The recent shooting of Philando Castile during a routine traffic stop in Falcon Heights galvanized Minnesotans and is spurring some serious soul-searching in the white community about the ways majority-Minnesotans have not acted fast enough, compassionately enough and effectively enough to combat racial inequities and foster civil society in our state.
This is not a technical problem with a solution that can be applied. There’s no instruction manual, no quick fix. This is a cultural division that requires cultural change. We’ve reached a painful but important tipping point: The state’s white population is realizing, at last, that change begins in our own hearts, homes and heads. We have to imagine a different future for our community, one where race does not divide us and where cultures act together, not collide.
Many of Minnesota’s nonprofits are actively working to combat racial inequities. Here are some resources that Twin Cities Business magazine readers can explore to learn more about confronting racism and cultural bias personally, and in our businesses and communities. There has never been a better time to reflect on what you can do, personally, to join those working toward cultural change.
Pollen, the social network for the civically engaged set of mainly younger, tech-savvy “community connectors,” recently led a crowd-sourced project asking for artistic and creative responses to the Castile shooting. Titled A Portrait of Grief, Power, Protest, and Love, the work is archived at pollenmidwest.org and incorporates 25 achingly honest responses from mainly Minneapolis-St. Paul artists and writers. Jamie Millard, Pollen’s executive director, also recommended these additional resources:
An essay on the Minnesota Council on Foundations’ website, mcf.org, titled How Minnesota’s White Foundation Leaders (and Not Just CEOs) Can Step It Up on Racial Equity, written by Leah Lundquist, leadership development program manager. Lund-quist advocates for embracing your own discomfort while taking responsibility to educate yourself; hiring and promoting people of color for staff and trustee positions; linking racial justice to your philanthropy mission; taking a stand publicly; and providing long-term support for grassroots organizing groups.
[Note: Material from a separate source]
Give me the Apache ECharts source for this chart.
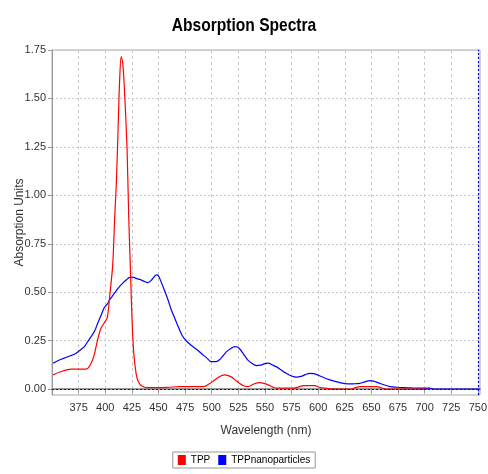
<!DOCTYPE html>
<html>
<head>
<meta charset="utf-8">
<script src="https://cdn.jsdelivr.net/npm/echarts@6/dist/echarts.min.js"></script>
<style>html,body{margin:0;padding:0;background:#fff;}#c{width:488px;height:474px;}</style>
</head>
<body>
<div id="c"></div>
<script>
// Data
const tppWavelength = [351,358,368,382,385,388,390,392.8,396,400,402,404,407,409,410.5,412,413.5,415,416.5,418,420.5,422,424,425,426.6,429,431,434,440,450,460,470,480,492,497,501,506,512,518,522,526,530,534,540,545,549,553,557,561,570,577,582,586,597,601,606,611,620,630,635,639,648,655,660,664,680,690,703];
const tppAbsorbance = [0.074,0.09,0.103,0.103,0.116,0.15,0.185,0.254,0.314,0.35,0.37,0.47,0.64,0.9,1.07,1.33,1.59,1.716,1.68,1.55,1.24,0.9,0.56,0.385,0.2,0.08,0.04,0.018,0.008,0.008,0.01,0.013,0.013,0.013,0.025,0.04,0.06,0.074,0.065,0.048,0.031,0.018,0.013,0.028,0.034,0.03,0.022,0.012,0.005,0.005,0.005,0.012,0.018,0.018,0.01,0.005,0.002,0,0,0.008,0.013,0.013,0.013,0.006,0,0,0,0];
const nanoWavelength = [351,356,361.6,366,371,376,380.4,383.5,386.6,390,392.9,396,399,402,404,408,412,416,420,423,426,429,433,437,440,443,446,448,450,452,455.6,459,462,465,468,472,476,481,486,491,495,499.5,504,508,511,514,518,521.6,524,526,530,534,538,542,546,550,553,557,561,565,570,575,579.6,584,588,592,596,600,606,611,616,620,625,630,635,639,644,648.5,652,656,661,667.5,674,680,690,700,705,708,720,740,752];
const nanoAbsorbance = [0.134,0.148,0.16,0.17,0.18,0.2,0.22,0.245,0.27,0.3,0.34,0.38,0.42,0.44,0.46,0.49,0.52,0.545,0.565,0.577,0.578,0.572,0.565,0.555,0.55,0.56,0.58,0.59,0.585,0.56,0.51,0.46,0.41,0.37,0.33,0.28,0.25,0.225,0.205,0.18,0.163,0.142,0.142,0.155,0.175,0.194,0.21,0.22,0.218,0.21,0.18,0.15,0.132,0.122,0.124,0.132,0.134,0.125,0.115,0.1,0.082,0.068,0.062,0.066,0.075,0.082,0.08,0.072,0.058,0.048,0.04,0.034,0.029,0.027,0.028,0.03,0.038,0.044,0.042,0.034,0.024,0.013,0.01,0.008,0.006,0.005,0.005,0.001,0.001,0.001,0.001];
const xTicks = [375,400,425,450,475,500,525,550,575,600,625,650,675,700,725,750];
const yTicks = [0,0.25,0.5,0.75,1,1.25,1.5,1.75];
const seriesNames = ['TPP','TPPnanoparticles'];
const chartTitle = 'Absorption Spectra';

const pair = (xs, ys) => xs.map((x, i) => [x, ys[i]]);
const chart = echarts.init(document.getElementById('c'), null, {renderer: 'canvas'});
const labelFont = {fontFamily: 'Liberation Sans, Arial, sans-serif', fontSize: 11, color: '#333'};
chart.setOption({
  animation: false,
  backgroundColor: '#fff',
  graphic: [{
    type: 'text', x: 244, y: 26, scaleX: 0.82, scaleY: 1,
    style: {
      text: chartTitle, align: 'center', verticalAlign: 'middle',
      font: 'bold 19px "Liberation Sans", Arial, sans-serif', fill: '#000'
    }
  }],
  legend: {
    data: seriesNames, left: 'center', top: 452,
    icon: 'rect', itemWidth: 8, itemHeight: 10, itemGap: 8,
    borderColor: '#999', borderWidth: 1, padding: [3, 5],
    textStyle: {fontFamily: 'Liberation Sans, Arial, sans-serif', fontSize: 10, color: '#000'}
  },
  grid: {left: 52, right: 8, top: 50, bottom: 79, show: true, borderColor: '#aaa', borderWidth: 1, outerBoundsMode: 'none', containLabel: false},
  xAxis: {
    type: 'value', min: 350, max: 752,
    name: 'Wavelength (nm)', nameLocation: 'middle', nameGap: 30, nameMoveOverlap: false,
    nameTextStyle: {fontFamily: 'Liberation Sans, Arial, sans-serif', fontSize: 12, color: '#333'},
    axisLine: {show: true, lineStyle: {color: '#999', width: 2}},
    axisTick: {show: true, length: 4, lineStyle: {color: '#999'}, customValues: xTicks},
    axisLabel: Object.assign({margin: 7, customValues: xTicks}, labelFont),
    splitLine: {show: true, lineStyle: {color: '#c8c8c8', type: [3, 3]}}
  },
  yAxis: {
    type: 'value', min: -0.03, max: 1.75,
    name: 'Absorption Units', nameLocation: 'middle', nameGap: 26, nameMoveOverlap: false,
    nameTextStyle: {fontFamily: 'Liberation Sans, Arial, sans-serif', fontSize: 12, color: '#333'},
    axisLine: {show: true, lineStyle: {color: '#999', width: 1}},
    axisTick: {show: true, length: 4, lineStyle: {color: '#999'}, customValues: yTicks},
    axisLabel: Object.assign({margin: 6, customValues: yTicks, formatter: v => v.toFixed(2)}, labelFont),
    splitLine: {show: true, lineStyle: {color: '#c8c8c8', type: [2, 2]}}
  },
  series: [
    {
      name: seriesNames[0], type: 'line', data: pair(tppWavelength, tppAbsorbance),
      showSymbol: false, smooth: 0.3, lineStyle: {color: '#ff0000', width: 1.2}, itemStyle: {color: '#ff0000'}, z: 3
    },
    {
      name: seriesNames[1], type: 'line', data: pair(nanoWavelength, nanoAbsorbance),
      showSymbol: false, smooth: 0.3, lineStyle: {color: '#0000ff', width: 1.2}, itemStyle: {color: '#0000ff'}, z: 2,
      markLine: {
        silent: true, symbol: 'none', label: {show: false},
        lineStyle: {color: '#0000ff', type: [2, 2], width: 1.2},
        data: [{yAxis: 0}, {xAxis: 750}]
      }
    }
  ]
});
</script>
</body>
</html>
Millard also suggested ‘Minnesota Nice’ and Minnesota Racism by Andrea Plaid, published on the Twin Cities Daily Planet website (tcdailyplanet.net). Quoting the Atlantic’s assessment that Minnesota is the third-worst among the 50 states for black people, the article breaks down the author’s experiences as a newcomer to the state to offer fresh insights on racist attitudes she encountered and attacks the state’s “abiding mediocrity … and … the soft bigotry of low expectations.”
Students of color
People of Color
To see an excellent example of a mainstream majority organization that took a deep look at its own values and how they are practiced, spend time reading the Minnesota Philanthropy Partners (MPP) 2013 Racial Equity Framework (mnpartners.org). Drawing on the insights of a multi-racial advisory group and led by the late Ron McKinley, Mescalero Apache and esteemed Minnesota philanthropy leader, the framework details the ways MPP will make progress toward racial equity in all of its community roles: as grantmaker, employer, convener, investor and fund-raiser. Approved two years ago, the framework is influencing policy and practice at MPP as the organization devotes itself fully to culture change across its business units and grantmaking programs.
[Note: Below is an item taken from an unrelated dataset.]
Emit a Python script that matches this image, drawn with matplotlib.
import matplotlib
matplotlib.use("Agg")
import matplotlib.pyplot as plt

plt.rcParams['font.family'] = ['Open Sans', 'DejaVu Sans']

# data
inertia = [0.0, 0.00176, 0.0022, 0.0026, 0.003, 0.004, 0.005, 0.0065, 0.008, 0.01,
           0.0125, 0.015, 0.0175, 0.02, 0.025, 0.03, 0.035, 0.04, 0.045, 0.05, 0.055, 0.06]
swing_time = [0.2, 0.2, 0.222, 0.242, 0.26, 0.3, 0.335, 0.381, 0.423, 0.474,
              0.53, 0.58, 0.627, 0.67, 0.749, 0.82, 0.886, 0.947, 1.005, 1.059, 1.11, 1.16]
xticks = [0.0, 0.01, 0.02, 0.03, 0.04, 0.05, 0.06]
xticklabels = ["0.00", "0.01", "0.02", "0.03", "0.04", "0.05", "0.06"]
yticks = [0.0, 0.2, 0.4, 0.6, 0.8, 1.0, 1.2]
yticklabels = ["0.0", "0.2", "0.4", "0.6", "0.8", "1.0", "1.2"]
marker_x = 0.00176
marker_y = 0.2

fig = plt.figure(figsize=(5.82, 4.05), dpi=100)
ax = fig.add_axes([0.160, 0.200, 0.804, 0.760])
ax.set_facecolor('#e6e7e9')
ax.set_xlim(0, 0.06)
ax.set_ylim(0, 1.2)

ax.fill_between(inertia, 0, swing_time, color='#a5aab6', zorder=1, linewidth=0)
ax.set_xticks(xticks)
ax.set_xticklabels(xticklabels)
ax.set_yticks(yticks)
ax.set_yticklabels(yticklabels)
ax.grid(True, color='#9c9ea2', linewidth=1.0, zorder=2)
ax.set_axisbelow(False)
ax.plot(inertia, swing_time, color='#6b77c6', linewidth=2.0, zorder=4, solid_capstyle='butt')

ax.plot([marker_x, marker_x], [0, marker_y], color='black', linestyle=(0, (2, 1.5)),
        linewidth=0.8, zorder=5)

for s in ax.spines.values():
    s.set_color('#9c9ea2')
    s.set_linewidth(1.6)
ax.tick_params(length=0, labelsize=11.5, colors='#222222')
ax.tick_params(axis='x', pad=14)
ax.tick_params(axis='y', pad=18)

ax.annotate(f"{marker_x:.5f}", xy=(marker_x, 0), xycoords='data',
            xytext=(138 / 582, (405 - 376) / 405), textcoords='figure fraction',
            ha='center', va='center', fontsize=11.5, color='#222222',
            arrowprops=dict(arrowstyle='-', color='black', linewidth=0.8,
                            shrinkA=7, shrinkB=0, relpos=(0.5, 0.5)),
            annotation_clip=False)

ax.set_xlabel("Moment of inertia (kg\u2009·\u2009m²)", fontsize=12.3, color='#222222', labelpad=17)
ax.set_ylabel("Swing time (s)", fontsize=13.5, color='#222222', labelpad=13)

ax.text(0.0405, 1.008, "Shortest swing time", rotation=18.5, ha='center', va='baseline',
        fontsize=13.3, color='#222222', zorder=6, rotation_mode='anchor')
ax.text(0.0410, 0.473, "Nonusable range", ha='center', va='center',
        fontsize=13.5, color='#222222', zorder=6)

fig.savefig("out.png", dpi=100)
Also consider My Neighbor Is Muslim, a study guide created by Lutheran Social Service (lssmn.org) for area congregations . Distributed first to Minnesota’s Lutheran churches and then nationally, CEO Jodi Harpstead introduces the guide, saying its intention is “simply that this resource will open doors, minds and hearts and dispel stereotypes and myths about Muslim neighbors just enough to start more conversations.” The study guide is a detailed introduction to the Muslim faith and cultural traditions. It could be easily adapted for workplaces or for personal study.
Finally, a rich repository of resources is offered on the Wilder Foundation’s website, wilder.org, where the research staff has developed a “Racial Equity Resource Directory for Minnesota.” The searchable listings offer links to sources for cultural competency training, for organizations working on policy change to reduce institutional racism, and to anti-racism organizations across the state.
In the Twin Cities and across Minnesota, we have more than adequate evidence of the gaps in opportunity that residents of color face. The question is: What are we going to do about it? If you haven’t asked yourself that question, and you’re not personally engaged, the time to act is now.